The results of the current study also demonstrated that STZ-induced diabetic rats underwent excessive apoptosis of NP disc cells simultaneously through Fas-mediated type-I and type-II pathways. The expression of type-I (caspase-8) and type-II (caspase-9) pathway proteins was significantly increased in the STZ group compared to the control group. In a previous study using the OLETF diabetic rat model, excessive Fas-mediated apoptosis of NP disc cells was identified but did not further investigate the apoptosis pathway [12]. Therefore, whether the pathways of Fas-mediated apoptosis in NP disc cells are similar between types 1 and 2 diabetes cannot be explained. Even in a similar cell phenotype, the apoptosis pathway can differ depending on the type of apoptotic stimulus.
The most important result of this study was that insulin treatment significantly decreased Fas expression in STZ-insulin rats compared to that in STZ rats. Diabetic patients have a higher incidence of degenerative disc diseases than nondiabetics and they undergo spine surgery more frequently [1,2], which can be attributed to the excessive apoptosis of disc cells in diabetic patients compared to nondiabetic people. Therefore, strict blood glucose control is purported to play a therapeutic role in slowing or delaying disc degeneration in diabetic patients. It is believed that this is the first study to demonstrate in vivo evidence that successful control of diabetes can reduce excessive Fas-mediated apoptosis of NP disc cells in diabetic rats.

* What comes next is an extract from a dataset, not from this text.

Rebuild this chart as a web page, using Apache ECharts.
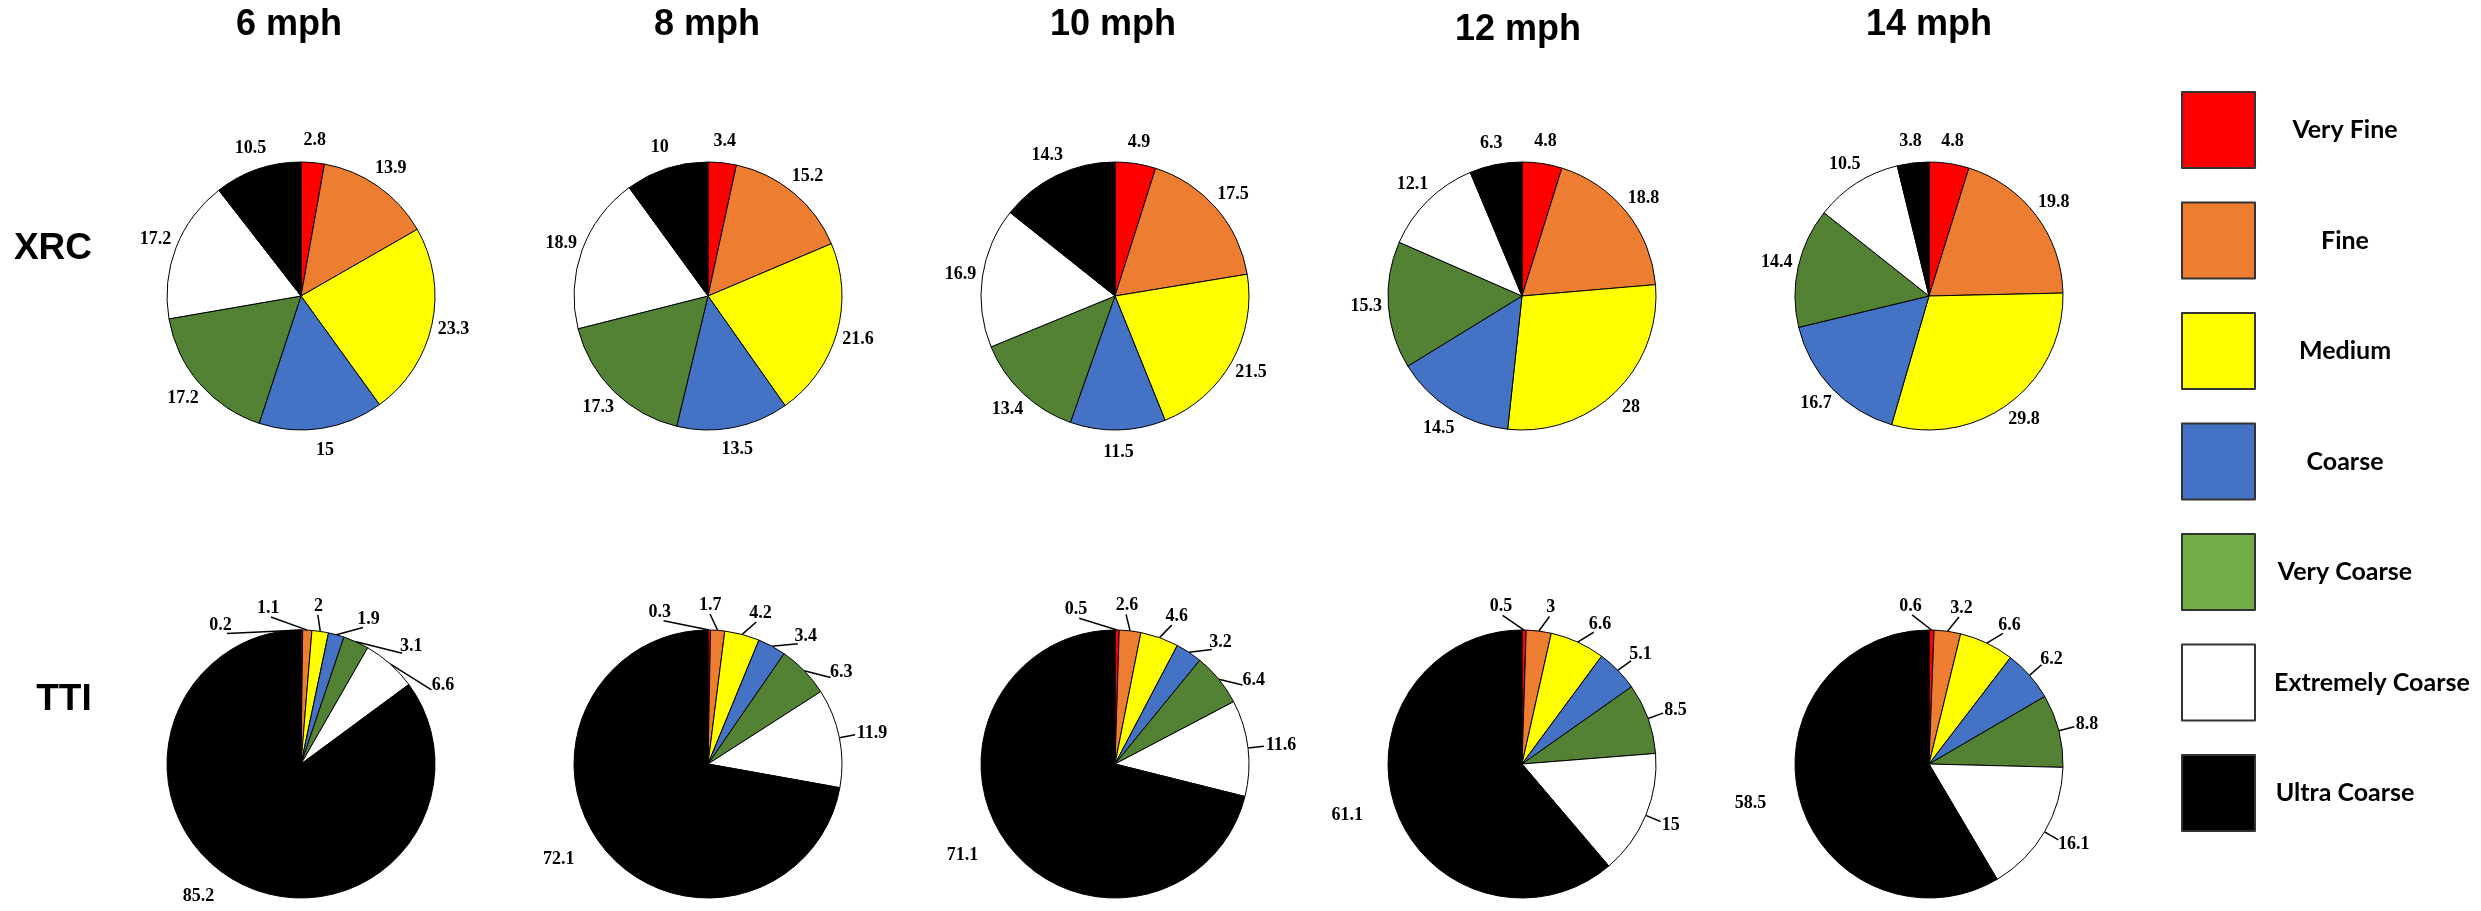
<!DOCTYPE html>
<html><head><meta charset="utf-8">
<script src="https://cdn.jsdelivr.net/npm/echarts@6/dist/echarts.min.js"></script>
<style>html,body{margin:0;padding:0;background:#fff}#c{width:2481px;height:911px}</style>
</head><body><div id="c"></div>
<script>
// ---- data ----
const categories = ['Very Fine', 'Fine', 'Medium', 'Coarse', 'Very Coarse', 'Extremely Coarse', 'Ultra Coarse'];
const speeds = ['6 mph', '8 mph', '10 mph', '12 mph', '14 mph'];
const rowLabels = ['XRC', 'TTI'];

const xrc6  = [2.8, 13.9, 23.3, 15, 17.2, 17.2, 10.5];
const xrc8  = [3.4, 15.2, 21.6, 13.5, 17.3, 18.9, 10];
const xrc10 = [4.9, 17.5, 21.5, 11.5, 13.4, 16.9, 14.3];
const xrc12 = [4.8, 18.8, 28, 14.5, 15.3, 12.1, 6.3];
const xrc14 = [4.8, 19.8, 29.8, 16.7, 14.4, 10.5, 3.8];

const tti6  = [0.2, 1.1, 2, 1.9, 3.1, 6.6, 85.2];
const tti8  = [0.3, 1.7, 4.2, 3.4, 6.3, 11.9, 72.1];
const tti10 = [0.5, 2.6, 4.6, 3.2, 6.4, 11.6, 71.1];
const tti12 = [0.5, 3, 6.6, 5.1, 8.5, 15, 61.1];
const tti14 = [0.6, 3.2, 6.6, 6.2, 8.8, 16.1, 58.5];

const xrcRows = [xrc6, xrc8, xrc10, xrc12, xrc14];
const ttiRows = [tti6, tti8, tti10, tti12, tti14];

// ---- styles / layout ----
const sliceColors  = ['#FF0000', '#ED7D31', '#FFFF00', '#4472C4', '#548235', '#FFFFFF', '#000000'];
const legendColors = ['#FF0000', '#ED7D31', '#FFFF00', '#4472C4', '#70AD47', '#FFFFFF', '#000000'];
const pieCX = [301, 708, 1115, 1522, 1929];
const rowCY = [296, 764];
const R = 134;
const titleX = [289, 707, 1113, 1518, 1929];
const titleY = [25, 25, 25, 30, 25];
const rowLabelPos = [[53, 249], [64, 700]];
const LABEL_SEP = 18; // minimum angular gap (deg) between TTI leader-line labels

const numFont = { fontFamily: 'Liberation Serif', fontWeight: 'bold', fontSize: 18, color: '#000' };

const titles = [];
speeds.forEach((s, i) => titles.push({
  text: s, left: titleX[i], top: titleY[i], padding: 0,
  textAlign: 'center', textVerticalAlign: 'middle',
  textStyle: { fontFamily: 'Liberation Sans', fontWeight: 'bold', fontSize: 36, color: '#000' }
}));
rowLabels.forEach((s, i) => titles.push({
  text: s, left: rowLabelPos[i][0], top: rowLabelPos[i][1], padding: 0,
  textAlign: 'center', textVerticalAlign: 'middle',
  textStyle: { fontFamily: 'Liberation Sans', fontWeight: 'bold', fontSize: 37, color: '#000' }
}));

function mkData(vals) {
  return vals.map((v, k) => ({ name: categories[k], value: v, itemStyle: { color: sliceColors[k] } }));
}

// spread the small-slice labels around the top so they keep a minimum angular gap
function spreadAngles(vals) {
  const total = vals.reduce((a, b) => a + b, 0);
  let acc = 0; const mids = [];
  vals.forEach(v => { mids.push((acc + v / 2) / total * 360); acc += v; });
  const n = vals.length - 1;
  const blocks = [];
  for (let i = 0; i < n; i++) {
    blocks.push({ sum: mids[i] - i * LABEL_SEP, cnt: 1 });
    while (blocks.length > 1) {
      const a = blocks[blocks.length - 2], b = blocks[blocks.length - 1];
      if (a.sum / a.cnt > b.sum / b.cnt) { blocks.pop(); a.sum += b.sum; a.cnt += b.cnt; } else break;
    }
  }
  const out = []; let i = 0;
  blocks.forEach(b => { for (let k = 0; k < b.cnt; k++) { out.push(b.sum / b.cnt + i * LABEL_SEP); i++; } });
  return out;
}

const series = [];
xrcRows.forEach((vals, i) => {
  series.push({
    type: 'pie', center: [pieCX[i], rowCY[0]], radius: [0, R], startAngle: 90, clockwise: true,
    silent: true, label: { show: false }, labelLine: { show: false },
    itemStyle: { borderColor: '#000', borderWidth: 1 },
    data: mkData(vals)
  });
  // label ring: same data, invisible, labels centred around the pie
  series.push({
    type: 'pie', center: [pieCX[i], rowCY[0]], radius: [R + 18, R + 20], startAngle: 90, clockwise: true,
    silent: true, avoidLabelOverlap: false,
    itemStyle: { color: 'rgba(0,0,0,0)', borderWidth: 0 },
    label: Object.assign({ show: true, position: 'inside', formatter: '{c}' }, numFont),
    labelLine: { show: false },
    data: vals.map((v, k) => ({ name: categories[k], value: v }))
  });
});
ttiRows.forEach((vals, i) => {
  const data = mkData(vals);
  data[data.length - 1].labelLine = { show: false };
  const angles = spreadAngles(vals);
  const cx = pieCX[i], cy = rowCY[1];
  series.push({
    type: 'pie', center: [cx, cy], radius: [0, R], startAngle: 90, clockwise: true,
    silent: true, avoidLabelOverlap: true,
    itemStyle: { borderColor: '#000', borderWidth: 1 },
    label: Object.assign({ show: true, position: 'outside', formatter: '{c}', distanceToLabelLine: 2 }, numFont),
    labelLine: { show: true, length: 14, length2: 18, lineStyle: { color: '#000', width: 1.5 } },
    labelLayout: function (p) {
      const k = p.dataIndex;
      if (k >= angles.length) return {};
      const th = angles[k] * Math.PI / 180;
      const sx = Math.sin(th), sy = -Math.cos(th);
      const ax = cx + (R + 16) * sx, ay = cy + (R + 16) * sy;
      const w = p.labelRect.width, h = p.labelRect.height;
      const tx = ax + (w / 2 + 2) * sx, ty = ay + (h / 2) * sy;
      const p0 = (p.labelLinePoints && p.labelLinePoints[0]) || [ax, ay];
      return { x: tx, y: ty, align: 'center', verticalAlign: 'middle', labelLinePoints: [p0, [ax, ay]] };
    },
    data: data
  });
});

const chart = echarts.init(document.getElementById('c'));
chart.setOption({
  backgroundColor: '#fff',
  animation: false,
  title: titles,
  legend: {
    orient: 'vertical', left: 2181, top: 91, padding: 0,
    itemWidth: 73, itemHeight: 76, itemGap: 32.5, icon: 'rect', selectedMode: false,
    itemStyle: { borderColor: '#333', borderWidth: 2 },
    data: categories.map((n, k) => ({ name: n, itemStyle: { color: legendColors[k], borderColor: '#333', borderWidth: 2 } })),
    formatter: n => (n.length > 12 ? '{b|' + n + '}' : '{a|' + n + '}'),
    textStyle: {
      fontFamily: 'Lato', fontWeight: 'bold', fontSize: 25, color: '#000',
      rich: {
        a: { fontFamily: 'Lato', fontWeight: 'bold', fontSize: 25, color: '#000', width: 170, align: 'center' },
        b: { fontFamily: 'Lato', fontWeight: 'bold', fontSize: 25, color: '#000', padding: [0, 0, 0, 14] }
      }
    }
  },
  series: series
});
</script></body></html>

MMP-2 and -3 degrade extracellular matrix components based on their substrate specificity [20,21]. Increased MMP-2 and -3 expressions are responsible for disc degeneration and disc herniation [12]. In this study, hyperglycemia significantly increased the expression of MMP-2 and -3 in the NP disc cells and tissue of STZ rats. On the contrary, insulin treatment significantly decreased MMP-2 and -3 expressions. The results of the current study suggest that successful control of diabetes could attenuate matrix degradation of NP disc tissues, thereby helping slow or delay disc degeneration in diabetic patients.
The primary limitation of this study is that terminal deoxynucleotidyl transferase dUTP nick end labeling assay or immunohistochemical study was not performed. However, based on the results of previous studies, Fas-mediated apoptosis was speculated to occur in the NP disc cells of STZ-induced diabetic rats and was reduced significantly by insulin treatment.
Conclusions
In conclusion, the results of the current study showed that insulin treatment attenuated excessive Fas-mediated apoptosis of NP disc cells and matrix degradation. Therefore, strict blood glucose control should be recommended to prevent disc degeneration in diabetic patients. This study was the first to demonstrate the therapeutic effect of insulin treatment on intervertebral disc cell apoptosis in the diabetic rat model.